Pepa didn't recall for how long she had been sitting there when two
officers knocked on their door. They wanted to know all kinds of stuff
about their daughter, how many sports bags she had bought, and why, did
she have any friends abroad?, relatives?, was she going out with a man
of Muslim religion lately?, any strange phone calls lately? Had they
found her behaviour out of character in the last few months or weeks?
Had she appeared nervous the morning of the eleventh? Had she said
anything out of character that morning?
"Stop!" Pepa yelled. Alfredo had to come and take the men away.

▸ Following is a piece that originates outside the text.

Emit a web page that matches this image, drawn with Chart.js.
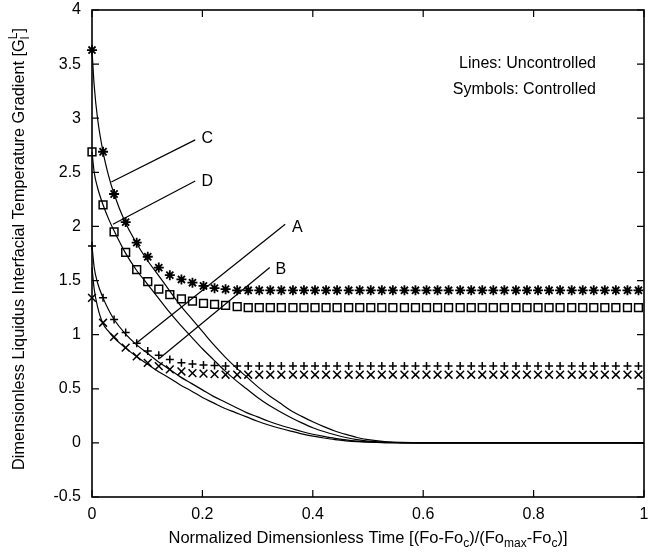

Pepa
looked for something to do, tidying her hair towards her back. Alfredo
had switched the television off, tired of body parts, political
bullshit half trues and propaganda. The phone went off, he picked
up.
"Hello?" Pepa looked at him while he spoke. "Who? ? My daughter is
dead" He put the phone down rapidly. Pepa rubbed her hands violently
against her apron, trying to get rid of some invisible dirt in them,
but this dirt was too thick, too horrible to ever go like that; and
started dusting her home. An old lullaby on her lips, and a thousand
years of insomnia ahead of them both.